The problem
The material below includes pictures; leave them out and return only the lines between the line containing "Write the D3.js code for this chart." and the line containing "var y = d3.scaleLinear().domain([0, 0.8]).range([height, 0]);", inclusive, word for word.
──────
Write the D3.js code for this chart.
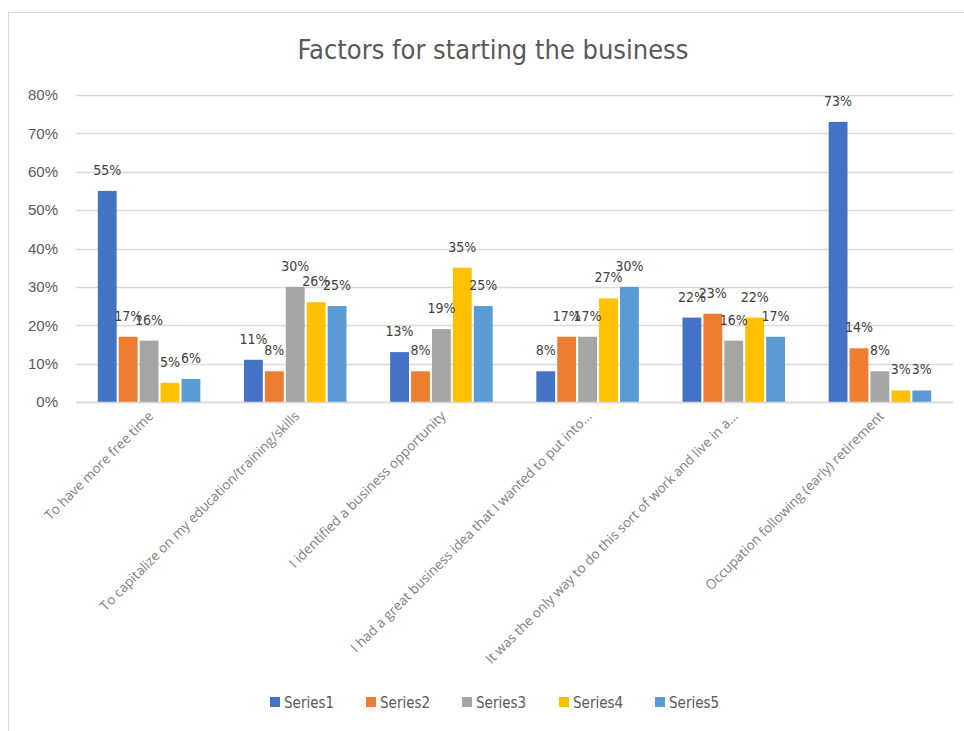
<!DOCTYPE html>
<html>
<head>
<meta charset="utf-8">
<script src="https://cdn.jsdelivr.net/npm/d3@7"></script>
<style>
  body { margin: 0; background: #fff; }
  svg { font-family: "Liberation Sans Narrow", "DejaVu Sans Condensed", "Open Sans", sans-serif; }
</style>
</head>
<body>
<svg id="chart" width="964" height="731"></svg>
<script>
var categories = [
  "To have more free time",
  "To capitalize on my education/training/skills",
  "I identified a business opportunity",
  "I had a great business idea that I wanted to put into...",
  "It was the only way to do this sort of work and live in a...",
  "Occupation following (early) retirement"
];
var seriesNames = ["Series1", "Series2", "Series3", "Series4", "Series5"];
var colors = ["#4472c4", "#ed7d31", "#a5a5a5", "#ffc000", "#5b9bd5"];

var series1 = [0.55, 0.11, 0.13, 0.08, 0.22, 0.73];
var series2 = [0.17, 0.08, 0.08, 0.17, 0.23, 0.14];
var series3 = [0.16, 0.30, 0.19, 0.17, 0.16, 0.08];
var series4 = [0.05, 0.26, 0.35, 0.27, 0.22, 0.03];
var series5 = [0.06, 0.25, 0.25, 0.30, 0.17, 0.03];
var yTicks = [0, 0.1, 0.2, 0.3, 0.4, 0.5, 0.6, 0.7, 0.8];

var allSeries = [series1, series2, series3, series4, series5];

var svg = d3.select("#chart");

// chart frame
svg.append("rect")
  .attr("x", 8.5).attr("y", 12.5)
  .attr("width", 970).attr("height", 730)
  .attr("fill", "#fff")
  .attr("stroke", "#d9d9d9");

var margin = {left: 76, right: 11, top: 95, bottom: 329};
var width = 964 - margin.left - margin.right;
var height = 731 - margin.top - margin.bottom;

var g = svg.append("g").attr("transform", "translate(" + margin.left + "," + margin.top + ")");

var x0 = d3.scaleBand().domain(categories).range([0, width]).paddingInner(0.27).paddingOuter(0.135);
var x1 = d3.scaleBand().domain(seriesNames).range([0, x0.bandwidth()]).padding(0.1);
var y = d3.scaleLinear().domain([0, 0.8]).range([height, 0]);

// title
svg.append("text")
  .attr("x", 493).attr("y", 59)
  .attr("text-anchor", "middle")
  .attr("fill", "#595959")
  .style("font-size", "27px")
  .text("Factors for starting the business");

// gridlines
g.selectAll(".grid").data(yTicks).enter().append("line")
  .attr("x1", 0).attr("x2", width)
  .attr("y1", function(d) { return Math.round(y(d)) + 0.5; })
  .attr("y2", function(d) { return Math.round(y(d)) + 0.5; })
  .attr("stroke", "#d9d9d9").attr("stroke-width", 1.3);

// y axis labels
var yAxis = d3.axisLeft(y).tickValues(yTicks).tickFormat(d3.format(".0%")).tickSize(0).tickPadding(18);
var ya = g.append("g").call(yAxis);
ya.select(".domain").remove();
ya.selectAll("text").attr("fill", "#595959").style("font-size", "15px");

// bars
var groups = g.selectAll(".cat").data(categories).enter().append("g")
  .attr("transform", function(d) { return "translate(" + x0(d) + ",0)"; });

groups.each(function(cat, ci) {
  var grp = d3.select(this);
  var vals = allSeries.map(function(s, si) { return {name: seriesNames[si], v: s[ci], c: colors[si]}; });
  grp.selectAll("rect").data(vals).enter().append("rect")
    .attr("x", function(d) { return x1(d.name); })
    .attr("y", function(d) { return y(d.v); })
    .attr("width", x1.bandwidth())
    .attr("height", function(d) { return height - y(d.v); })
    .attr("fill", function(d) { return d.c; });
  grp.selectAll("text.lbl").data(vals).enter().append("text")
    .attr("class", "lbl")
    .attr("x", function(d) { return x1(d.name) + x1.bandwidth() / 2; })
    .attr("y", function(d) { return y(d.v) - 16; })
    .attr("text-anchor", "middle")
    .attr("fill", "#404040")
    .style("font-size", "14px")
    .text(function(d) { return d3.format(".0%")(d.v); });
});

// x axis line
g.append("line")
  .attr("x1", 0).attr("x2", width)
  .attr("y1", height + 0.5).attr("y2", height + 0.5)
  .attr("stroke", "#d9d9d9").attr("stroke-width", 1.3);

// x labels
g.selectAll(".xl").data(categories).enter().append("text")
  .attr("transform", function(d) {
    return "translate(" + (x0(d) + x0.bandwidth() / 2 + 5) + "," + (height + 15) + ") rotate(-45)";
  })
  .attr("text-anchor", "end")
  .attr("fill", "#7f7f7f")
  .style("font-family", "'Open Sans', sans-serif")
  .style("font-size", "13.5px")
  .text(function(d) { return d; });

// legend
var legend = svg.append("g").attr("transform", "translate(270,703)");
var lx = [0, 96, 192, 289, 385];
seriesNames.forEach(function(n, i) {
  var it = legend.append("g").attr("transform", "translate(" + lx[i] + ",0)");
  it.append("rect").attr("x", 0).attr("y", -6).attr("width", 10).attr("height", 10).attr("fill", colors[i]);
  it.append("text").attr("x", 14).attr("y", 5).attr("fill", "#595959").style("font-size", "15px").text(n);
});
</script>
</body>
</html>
──────
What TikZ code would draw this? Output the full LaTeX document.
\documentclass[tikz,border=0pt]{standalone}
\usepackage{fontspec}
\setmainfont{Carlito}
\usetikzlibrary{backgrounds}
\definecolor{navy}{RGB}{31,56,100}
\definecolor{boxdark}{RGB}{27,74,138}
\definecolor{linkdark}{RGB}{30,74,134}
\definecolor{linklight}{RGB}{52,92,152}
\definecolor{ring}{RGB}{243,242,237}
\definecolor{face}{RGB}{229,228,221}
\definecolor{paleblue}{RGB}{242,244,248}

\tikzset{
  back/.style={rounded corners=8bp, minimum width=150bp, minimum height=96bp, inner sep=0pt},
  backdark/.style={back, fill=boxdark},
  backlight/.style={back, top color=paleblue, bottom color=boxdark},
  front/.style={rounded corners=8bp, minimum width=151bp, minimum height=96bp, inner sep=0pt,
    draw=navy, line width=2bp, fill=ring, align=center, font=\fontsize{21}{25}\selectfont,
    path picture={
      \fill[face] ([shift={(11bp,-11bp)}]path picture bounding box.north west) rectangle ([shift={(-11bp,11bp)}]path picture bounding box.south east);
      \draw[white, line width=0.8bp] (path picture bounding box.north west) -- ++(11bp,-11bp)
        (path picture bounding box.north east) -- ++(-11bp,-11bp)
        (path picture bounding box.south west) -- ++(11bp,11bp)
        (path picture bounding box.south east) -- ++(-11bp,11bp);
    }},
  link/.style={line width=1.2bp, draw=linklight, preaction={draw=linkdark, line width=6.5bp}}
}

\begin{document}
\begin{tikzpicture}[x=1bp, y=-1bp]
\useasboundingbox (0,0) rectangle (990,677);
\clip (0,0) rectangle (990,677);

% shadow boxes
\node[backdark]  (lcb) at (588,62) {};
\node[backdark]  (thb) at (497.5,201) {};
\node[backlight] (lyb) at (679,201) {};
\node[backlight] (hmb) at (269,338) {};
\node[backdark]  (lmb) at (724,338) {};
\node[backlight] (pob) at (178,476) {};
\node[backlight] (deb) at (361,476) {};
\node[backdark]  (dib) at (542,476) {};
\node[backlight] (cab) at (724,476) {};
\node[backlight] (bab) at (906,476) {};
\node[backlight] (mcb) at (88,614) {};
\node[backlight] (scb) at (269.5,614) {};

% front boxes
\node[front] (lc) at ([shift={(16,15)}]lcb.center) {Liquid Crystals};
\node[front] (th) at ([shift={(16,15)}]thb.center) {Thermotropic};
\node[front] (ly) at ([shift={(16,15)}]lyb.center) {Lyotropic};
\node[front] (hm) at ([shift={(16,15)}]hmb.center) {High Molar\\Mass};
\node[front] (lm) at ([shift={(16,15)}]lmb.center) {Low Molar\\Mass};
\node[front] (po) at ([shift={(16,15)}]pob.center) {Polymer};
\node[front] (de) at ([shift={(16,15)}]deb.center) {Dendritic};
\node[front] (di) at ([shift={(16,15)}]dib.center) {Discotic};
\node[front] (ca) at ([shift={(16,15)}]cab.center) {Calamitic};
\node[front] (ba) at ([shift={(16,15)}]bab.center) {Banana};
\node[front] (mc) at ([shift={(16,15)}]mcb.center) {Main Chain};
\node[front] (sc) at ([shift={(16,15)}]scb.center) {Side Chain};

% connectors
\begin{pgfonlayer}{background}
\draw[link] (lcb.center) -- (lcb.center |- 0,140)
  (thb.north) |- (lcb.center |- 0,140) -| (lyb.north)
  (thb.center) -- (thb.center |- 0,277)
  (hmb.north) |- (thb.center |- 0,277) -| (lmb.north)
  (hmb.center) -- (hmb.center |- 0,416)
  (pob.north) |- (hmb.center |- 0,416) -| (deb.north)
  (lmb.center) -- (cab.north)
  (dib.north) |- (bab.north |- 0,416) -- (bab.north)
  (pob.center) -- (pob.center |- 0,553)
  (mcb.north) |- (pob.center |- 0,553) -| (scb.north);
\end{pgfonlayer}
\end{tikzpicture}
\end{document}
──────
Exercise response
Write the D3.js code for this chart.
<!DOCTYPE html>
<html>
<head>
<meta charset="utf-8">
<script src="https://cdn.jsdelivr.net/npm/d3@7"></script>
<style>
  body { margin: 0; background: #fff; }
  svg { font-family: "Liberation Sans Narrow", "DejaVu Sans Condensed", "Open Sans", sans-serif; }
</style>
</head>
<body>
<svg id="chart" width="964" height="731"></svg>
<script>
var categories = [
  "To have more free time",
  "To capitalize on my education/training/skills",
  "I identified a business opportunity",
  "I had a great business idea that I wanted to put into...",
  "It was the only way to do this sort of work and live in a...",
  "Occupation following (early) retirement"
];
var seriesNames = ["Series1", "Series2", "Series3", "Series4", "Series5"];
var colors = ["#4472c4", "#ed7d31", "#a5a5a5", "#ffc000", "#5b9bd5"];

var series1 = [0.55, 0.11, 0.13, 0.08, 0.22, 0.73];
var series2 = [0.17, 0.08, 0.08, 0.17, 0.23, 0.14];
var series3 = [0.16, 0.30, 0.19, 0.17, 0.16, 0.08];
var series4 = [0.05, 0.26, 0.35, 0.27, 0.22, 0.03];
var series5 = [0.06, 0.25, 0.25, 0.30, 0.17, 0.03];
var yTicks = [0, 0.1, 0.2, 0.3, 0.4, 0.5, 0.6, 0.7, 0.8];

var allSeries = [series1, series2, series3, series4, series5];

var svg = d3.select("#chart");

// chart frame
svg.append("rect")
  .attr("x", 8.5).attr("y", 12.5)
  .attr("width", 970).attr("height", 730)
  .attr("fill", "#fff")
  .attr("stroke", "#d9d9d9");

var margin = {left: 76, right: 11, top: 95, bottom: 329};
var width = 964 - margin.left - margin.right;
var height = 731 - margin.top - margin.bottom;

var g = svg.append("g").attr("transform", "translate(" + margin.left + "," + margin.top + ")");

var x0 = d3.scaleBand().domain(categories).range([0, width]).paddingInner(0.27).paddingOuter(0.135);
var x1 = d3.scaleBand().domain(seriesNames).range([0, x0.bandwidth()]).padding(0.1);
var y = d3.scaleLinear().domain([0, 0.8]).range([height, 0]);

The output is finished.